Social Justice

Liberals Who Learned About White Privilege Became Less Sympathetic to Poor Whites

But their attitudes toward poor blacks remained unchanged, according to a study.


Does educating people about white privilege—the idea that for white people, their race is a boon, but for black people, a drawback, at least in certain social situations—make them more empathetic? A fascinating new study suggests that the kind of racism awareness training taught in many university classrooms is not only useless but may actually be detrimental.

The study was published in the Journal of Experimental Psychology: General in April. Researchers provided participants with some academic literature explaining the concept of white privilege and then asked them to gauge their reactions to hearing a story about an unfortunate man. For some participants, the man was described as black, for others, he was described as white. Researchers also ran a separate experiment in which the participants were not told about white privilege before reacting to the story. They also queried both sets of participants about their political beliefs.

What they found was that conservatives who had learned about white privilege were no more sympathetic to the poor black man than conservatives who had not learned about white privilege. For liberals, the results were alarming: Liberals who read the educational materials about white privilege were similarly unsympathetic to the poor black man as the liberals in the second experiment, but they were even more unsympathetic to the poor white man.

"What we found startling was that white privilege lessons didn't increase liberals' sympathy for poor Black people," writes Erin Cooley, one of the study's authors and an assistant professor of psychology at Colgate University, in an explanatory post for Vice. "Instead, these lessons decreased liberals' sympathy for poor white people, which led them to blame white people more for their own poverty. They seemed to think that if a person is poor despite all the privileges of being white, there must really be something wrong with them."

In other words, learning about white privilege did not make conservatives more empathetic, and it made some liberals less empathetic, overall.

Reflecting on this finding for Quillette, Zaid Jilani proposes a possible explanation:

What accounts for this? One possibility is that social liberals are internalizing white-privilege lessons in a way that flattens the image of whites, portraying all of them as inherently privileged. So if a white person is poor, it must be his or her own fault. After all, they've had all sorts of advantages in life that others haven't.

This would mean that the sort of social justice training programs offered by numerous universities could be having an undesirable effect, give that most students who enroll in these classes are liberals. To take just one example, the University of Colorado at Denver offers a class called "Problematizing Whiteness: Educating for Racial Justice," in which students are required to look "beyond feel-good momentary White racial awareness" and realize that "whites are complicit." In researching my book, Panic Attack: Young Radicals in the Age of Trump, I found numerous similar examples of academic exercises that blurred the line between anti-racism and anti-whiteness, and between scholarship and activism.
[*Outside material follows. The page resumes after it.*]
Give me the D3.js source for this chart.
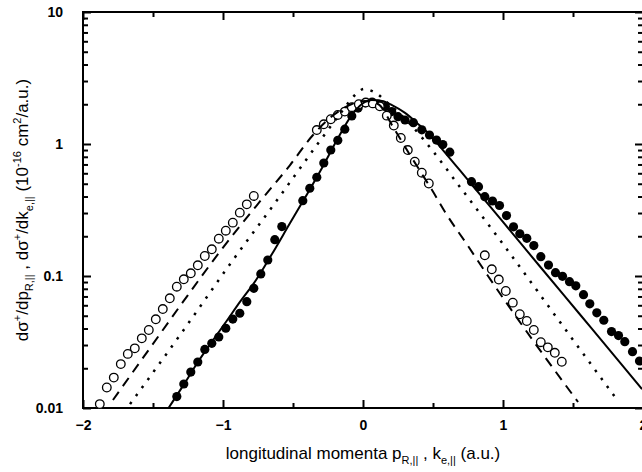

It would hardly be surprising if these classes, rather than changing liberal students' feelings toward disadvantaged black people, merely galvanized them against whites.

Reached for comment, Cooley told me that she thought such a course "could amplify the effects as you suggest," but "if the course tackled many different forms of hierarchy (class, ability, gender, sexual orientation), I would hope that students would leave with a more nuanced view of inequality and, thus, perhaps not show the effects we see in our study."